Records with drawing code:
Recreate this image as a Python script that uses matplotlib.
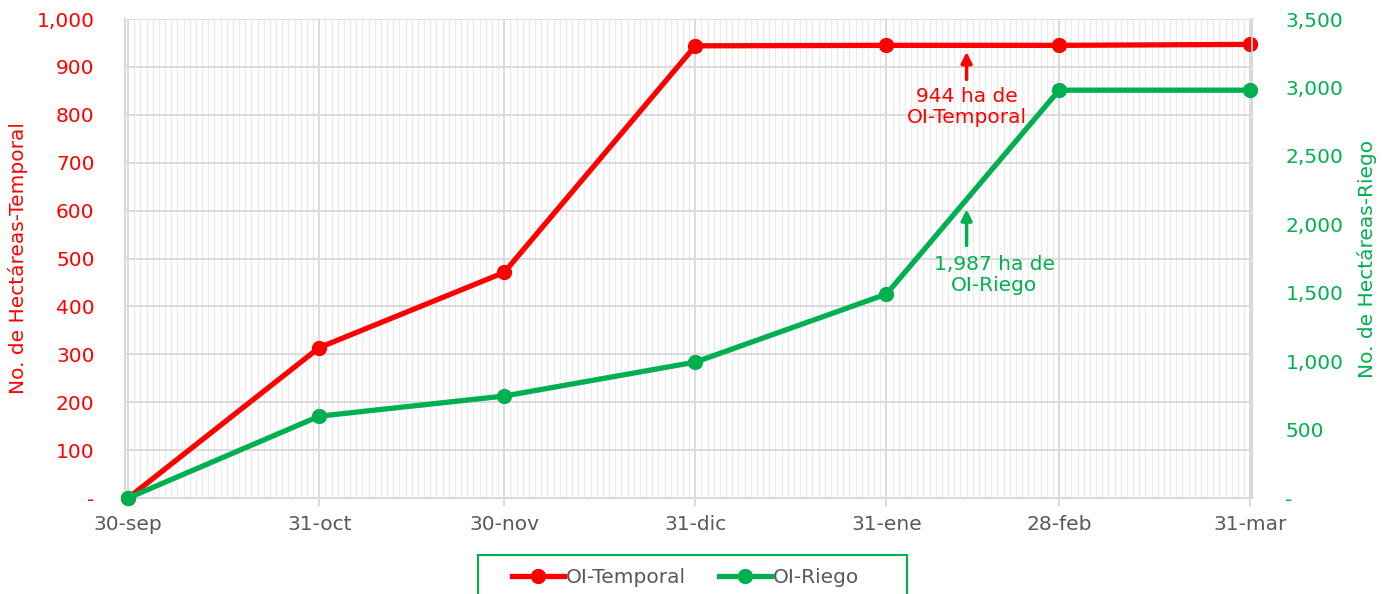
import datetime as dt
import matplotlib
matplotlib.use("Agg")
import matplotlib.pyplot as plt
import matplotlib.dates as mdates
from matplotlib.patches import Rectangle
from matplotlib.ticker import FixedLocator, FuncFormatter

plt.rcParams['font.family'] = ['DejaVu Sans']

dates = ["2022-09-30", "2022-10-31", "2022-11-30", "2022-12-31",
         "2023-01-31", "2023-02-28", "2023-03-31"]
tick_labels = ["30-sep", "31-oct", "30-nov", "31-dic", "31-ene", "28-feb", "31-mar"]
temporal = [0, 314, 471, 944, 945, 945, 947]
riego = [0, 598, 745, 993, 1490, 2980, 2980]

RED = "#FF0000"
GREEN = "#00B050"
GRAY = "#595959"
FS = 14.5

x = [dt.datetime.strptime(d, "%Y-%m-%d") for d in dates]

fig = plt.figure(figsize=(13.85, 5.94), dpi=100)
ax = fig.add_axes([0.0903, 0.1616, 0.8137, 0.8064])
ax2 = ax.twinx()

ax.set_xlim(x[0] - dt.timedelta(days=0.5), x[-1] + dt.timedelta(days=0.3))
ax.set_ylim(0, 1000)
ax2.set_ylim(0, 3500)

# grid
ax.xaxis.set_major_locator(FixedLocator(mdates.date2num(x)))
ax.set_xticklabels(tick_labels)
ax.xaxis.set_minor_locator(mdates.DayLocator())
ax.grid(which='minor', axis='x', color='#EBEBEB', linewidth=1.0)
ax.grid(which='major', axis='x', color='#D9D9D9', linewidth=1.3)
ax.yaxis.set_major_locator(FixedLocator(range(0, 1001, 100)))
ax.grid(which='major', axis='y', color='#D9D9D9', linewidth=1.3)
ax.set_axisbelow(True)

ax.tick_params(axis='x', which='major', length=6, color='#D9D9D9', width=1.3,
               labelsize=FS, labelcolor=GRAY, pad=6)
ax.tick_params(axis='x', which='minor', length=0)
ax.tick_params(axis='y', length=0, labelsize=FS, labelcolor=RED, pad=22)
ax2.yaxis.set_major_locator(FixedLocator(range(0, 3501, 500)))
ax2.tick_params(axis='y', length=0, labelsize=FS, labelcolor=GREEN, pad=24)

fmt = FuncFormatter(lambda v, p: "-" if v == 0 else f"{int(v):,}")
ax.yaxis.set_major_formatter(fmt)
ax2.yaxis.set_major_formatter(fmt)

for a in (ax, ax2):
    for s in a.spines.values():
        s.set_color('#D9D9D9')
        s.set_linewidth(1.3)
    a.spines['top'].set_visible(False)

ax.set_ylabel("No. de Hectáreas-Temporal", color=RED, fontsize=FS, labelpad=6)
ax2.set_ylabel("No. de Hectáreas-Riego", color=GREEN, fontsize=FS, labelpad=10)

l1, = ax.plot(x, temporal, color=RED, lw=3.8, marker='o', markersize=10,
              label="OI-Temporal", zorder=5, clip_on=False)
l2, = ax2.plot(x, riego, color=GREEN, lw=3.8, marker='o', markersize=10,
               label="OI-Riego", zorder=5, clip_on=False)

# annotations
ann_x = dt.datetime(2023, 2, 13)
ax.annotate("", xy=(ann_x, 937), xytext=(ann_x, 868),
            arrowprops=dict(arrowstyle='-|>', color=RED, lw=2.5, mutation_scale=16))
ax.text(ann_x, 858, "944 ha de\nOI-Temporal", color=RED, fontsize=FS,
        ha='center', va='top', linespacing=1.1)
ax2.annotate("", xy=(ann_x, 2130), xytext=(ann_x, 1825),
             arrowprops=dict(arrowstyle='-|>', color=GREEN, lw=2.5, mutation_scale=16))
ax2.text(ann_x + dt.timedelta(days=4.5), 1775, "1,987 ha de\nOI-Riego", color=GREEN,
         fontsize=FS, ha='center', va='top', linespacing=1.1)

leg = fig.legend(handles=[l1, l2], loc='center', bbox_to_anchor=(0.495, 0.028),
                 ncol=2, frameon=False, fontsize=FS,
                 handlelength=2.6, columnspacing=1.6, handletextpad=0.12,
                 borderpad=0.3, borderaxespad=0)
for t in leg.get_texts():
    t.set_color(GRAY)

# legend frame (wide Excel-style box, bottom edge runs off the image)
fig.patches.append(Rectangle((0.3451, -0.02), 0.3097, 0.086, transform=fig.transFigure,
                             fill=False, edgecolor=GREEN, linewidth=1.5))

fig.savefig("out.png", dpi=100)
* * *
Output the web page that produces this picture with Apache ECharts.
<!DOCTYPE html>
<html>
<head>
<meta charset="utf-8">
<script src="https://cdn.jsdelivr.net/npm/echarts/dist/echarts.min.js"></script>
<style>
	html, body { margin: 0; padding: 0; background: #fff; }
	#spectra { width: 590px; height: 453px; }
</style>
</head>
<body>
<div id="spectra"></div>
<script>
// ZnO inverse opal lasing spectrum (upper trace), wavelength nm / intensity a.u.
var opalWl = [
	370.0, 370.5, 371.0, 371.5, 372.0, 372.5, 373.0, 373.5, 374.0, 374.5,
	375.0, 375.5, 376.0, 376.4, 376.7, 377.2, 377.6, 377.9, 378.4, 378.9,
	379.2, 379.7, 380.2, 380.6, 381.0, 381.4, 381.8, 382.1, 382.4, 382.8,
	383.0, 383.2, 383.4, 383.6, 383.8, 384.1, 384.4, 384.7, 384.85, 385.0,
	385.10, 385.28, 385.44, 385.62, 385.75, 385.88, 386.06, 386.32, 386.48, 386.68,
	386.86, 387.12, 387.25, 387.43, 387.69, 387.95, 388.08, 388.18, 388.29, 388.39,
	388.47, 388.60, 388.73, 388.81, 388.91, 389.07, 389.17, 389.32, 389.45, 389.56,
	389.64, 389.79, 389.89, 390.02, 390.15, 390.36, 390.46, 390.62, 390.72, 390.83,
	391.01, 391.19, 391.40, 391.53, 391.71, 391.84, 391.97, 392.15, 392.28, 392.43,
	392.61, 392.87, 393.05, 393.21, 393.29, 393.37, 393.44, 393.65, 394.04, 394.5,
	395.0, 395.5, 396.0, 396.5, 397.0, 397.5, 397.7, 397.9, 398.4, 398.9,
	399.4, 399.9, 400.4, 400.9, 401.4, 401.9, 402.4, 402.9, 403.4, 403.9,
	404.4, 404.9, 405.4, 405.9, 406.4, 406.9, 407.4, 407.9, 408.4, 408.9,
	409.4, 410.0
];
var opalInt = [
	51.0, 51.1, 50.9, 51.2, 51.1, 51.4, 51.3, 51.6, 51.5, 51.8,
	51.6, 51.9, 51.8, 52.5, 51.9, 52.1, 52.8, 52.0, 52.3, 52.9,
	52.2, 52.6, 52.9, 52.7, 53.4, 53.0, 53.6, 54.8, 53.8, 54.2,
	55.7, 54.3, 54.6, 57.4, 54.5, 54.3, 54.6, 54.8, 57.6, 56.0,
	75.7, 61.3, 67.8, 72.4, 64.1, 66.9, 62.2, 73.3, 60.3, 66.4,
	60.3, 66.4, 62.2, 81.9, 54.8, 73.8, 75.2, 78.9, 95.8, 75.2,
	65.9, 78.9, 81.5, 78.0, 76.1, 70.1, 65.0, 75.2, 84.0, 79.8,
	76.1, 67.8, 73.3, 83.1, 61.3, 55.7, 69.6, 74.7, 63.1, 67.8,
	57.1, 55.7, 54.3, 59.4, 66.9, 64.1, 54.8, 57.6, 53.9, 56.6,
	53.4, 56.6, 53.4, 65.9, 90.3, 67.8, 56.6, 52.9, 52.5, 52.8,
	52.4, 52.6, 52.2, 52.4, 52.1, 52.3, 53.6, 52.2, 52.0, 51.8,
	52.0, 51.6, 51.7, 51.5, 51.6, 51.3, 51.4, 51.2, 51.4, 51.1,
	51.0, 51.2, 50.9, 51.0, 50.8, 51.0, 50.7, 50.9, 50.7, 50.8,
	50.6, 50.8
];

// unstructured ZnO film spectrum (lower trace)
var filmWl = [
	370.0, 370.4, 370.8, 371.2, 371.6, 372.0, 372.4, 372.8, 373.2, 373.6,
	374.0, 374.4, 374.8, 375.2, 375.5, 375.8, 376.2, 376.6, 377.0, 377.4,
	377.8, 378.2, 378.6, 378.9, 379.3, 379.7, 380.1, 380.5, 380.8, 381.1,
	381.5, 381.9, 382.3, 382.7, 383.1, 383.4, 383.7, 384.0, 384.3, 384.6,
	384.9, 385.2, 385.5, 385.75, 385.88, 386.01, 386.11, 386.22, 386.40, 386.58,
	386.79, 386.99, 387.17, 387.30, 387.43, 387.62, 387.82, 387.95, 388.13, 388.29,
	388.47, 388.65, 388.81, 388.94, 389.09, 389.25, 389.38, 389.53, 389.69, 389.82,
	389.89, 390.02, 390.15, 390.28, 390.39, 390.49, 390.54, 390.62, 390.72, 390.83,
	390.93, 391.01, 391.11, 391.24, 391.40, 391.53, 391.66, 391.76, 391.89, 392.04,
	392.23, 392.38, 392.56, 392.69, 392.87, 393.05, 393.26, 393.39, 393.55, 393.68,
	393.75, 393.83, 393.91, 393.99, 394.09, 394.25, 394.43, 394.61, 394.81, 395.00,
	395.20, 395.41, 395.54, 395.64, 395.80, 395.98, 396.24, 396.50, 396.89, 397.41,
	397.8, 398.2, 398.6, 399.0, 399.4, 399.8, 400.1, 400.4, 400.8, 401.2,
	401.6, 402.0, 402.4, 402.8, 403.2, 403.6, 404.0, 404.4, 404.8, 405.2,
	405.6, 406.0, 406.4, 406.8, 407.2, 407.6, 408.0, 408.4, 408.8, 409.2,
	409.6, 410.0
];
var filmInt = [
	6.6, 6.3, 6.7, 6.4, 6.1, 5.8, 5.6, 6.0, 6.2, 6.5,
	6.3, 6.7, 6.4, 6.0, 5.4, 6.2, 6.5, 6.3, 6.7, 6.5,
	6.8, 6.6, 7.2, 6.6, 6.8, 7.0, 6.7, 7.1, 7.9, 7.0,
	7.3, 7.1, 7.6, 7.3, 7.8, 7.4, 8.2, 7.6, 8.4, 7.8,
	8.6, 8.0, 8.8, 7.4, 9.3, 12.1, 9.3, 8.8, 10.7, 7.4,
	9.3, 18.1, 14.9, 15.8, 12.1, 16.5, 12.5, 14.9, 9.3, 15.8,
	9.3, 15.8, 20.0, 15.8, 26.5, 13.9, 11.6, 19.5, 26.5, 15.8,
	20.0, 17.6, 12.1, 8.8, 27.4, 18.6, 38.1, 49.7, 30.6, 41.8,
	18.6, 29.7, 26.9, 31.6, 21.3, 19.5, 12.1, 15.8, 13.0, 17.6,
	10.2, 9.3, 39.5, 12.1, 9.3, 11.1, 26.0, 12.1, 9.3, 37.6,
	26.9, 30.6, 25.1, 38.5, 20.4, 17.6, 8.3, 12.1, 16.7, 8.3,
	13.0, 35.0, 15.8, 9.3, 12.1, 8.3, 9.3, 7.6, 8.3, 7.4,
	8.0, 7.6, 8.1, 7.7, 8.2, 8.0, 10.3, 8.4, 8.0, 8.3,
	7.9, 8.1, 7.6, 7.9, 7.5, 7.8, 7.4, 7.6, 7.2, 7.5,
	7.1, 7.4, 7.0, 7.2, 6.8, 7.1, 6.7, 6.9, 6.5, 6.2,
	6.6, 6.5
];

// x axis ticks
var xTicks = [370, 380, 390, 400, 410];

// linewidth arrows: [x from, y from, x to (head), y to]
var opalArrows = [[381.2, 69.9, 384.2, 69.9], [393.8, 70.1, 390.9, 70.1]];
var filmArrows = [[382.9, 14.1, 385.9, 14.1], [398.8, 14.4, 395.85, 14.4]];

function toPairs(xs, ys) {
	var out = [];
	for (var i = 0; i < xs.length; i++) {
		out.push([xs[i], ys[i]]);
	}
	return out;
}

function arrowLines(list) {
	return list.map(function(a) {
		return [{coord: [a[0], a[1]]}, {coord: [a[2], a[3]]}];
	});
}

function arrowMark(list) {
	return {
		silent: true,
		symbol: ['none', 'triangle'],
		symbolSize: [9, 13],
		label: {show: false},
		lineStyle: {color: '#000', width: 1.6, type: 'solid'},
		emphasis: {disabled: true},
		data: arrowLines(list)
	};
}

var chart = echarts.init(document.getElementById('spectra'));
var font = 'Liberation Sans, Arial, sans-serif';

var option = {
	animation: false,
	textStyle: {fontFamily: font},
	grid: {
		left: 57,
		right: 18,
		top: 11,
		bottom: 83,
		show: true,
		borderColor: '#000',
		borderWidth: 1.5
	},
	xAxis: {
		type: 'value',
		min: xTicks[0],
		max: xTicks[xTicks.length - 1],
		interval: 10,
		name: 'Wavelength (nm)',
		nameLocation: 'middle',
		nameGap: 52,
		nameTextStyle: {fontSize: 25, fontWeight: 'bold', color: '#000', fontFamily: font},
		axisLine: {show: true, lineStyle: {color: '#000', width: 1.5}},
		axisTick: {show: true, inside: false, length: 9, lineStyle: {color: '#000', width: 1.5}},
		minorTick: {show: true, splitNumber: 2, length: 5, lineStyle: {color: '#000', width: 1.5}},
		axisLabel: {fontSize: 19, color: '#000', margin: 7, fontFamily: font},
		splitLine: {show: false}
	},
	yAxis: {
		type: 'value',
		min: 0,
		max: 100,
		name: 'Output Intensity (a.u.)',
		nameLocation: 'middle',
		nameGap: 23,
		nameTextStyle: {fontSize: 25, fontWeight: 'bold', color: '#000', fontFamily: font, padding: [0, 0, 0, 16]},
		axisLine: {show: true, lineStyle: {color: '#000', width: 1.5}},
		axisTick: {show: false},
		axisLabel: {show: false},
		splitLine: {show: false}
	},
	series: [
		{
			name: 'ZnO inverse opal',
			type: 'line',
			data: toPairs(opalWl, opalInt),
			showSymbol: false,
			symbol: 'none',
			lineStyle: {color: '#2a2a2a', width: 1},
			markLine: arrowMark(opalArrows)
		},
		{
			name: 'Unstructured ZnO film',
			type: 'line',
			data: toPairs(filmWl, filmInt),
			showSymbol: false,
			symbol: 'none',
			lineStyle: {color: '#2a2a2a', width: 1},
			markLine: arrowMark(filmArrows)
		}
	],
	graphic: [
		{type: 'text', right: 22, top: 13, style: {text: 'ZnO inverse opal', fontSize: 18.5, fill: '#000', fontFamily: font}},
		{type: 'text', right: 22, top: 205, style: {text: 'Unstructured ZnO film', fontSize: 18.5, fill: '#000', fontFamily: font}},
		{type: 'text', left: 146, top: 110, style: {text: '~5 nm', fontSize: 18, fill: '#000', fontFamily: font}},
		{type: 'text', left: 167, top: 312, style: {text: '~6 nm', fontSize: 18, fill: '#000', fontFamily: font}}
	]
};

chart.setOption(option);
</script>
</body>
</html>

— Task brief —
All lines that include "image" are to be gathered and copied.

— Output for this task —
Recreate this image as a Python script that uses matplotlib.
# legend frame (wide Excel-style box, bottom edge runs off the image)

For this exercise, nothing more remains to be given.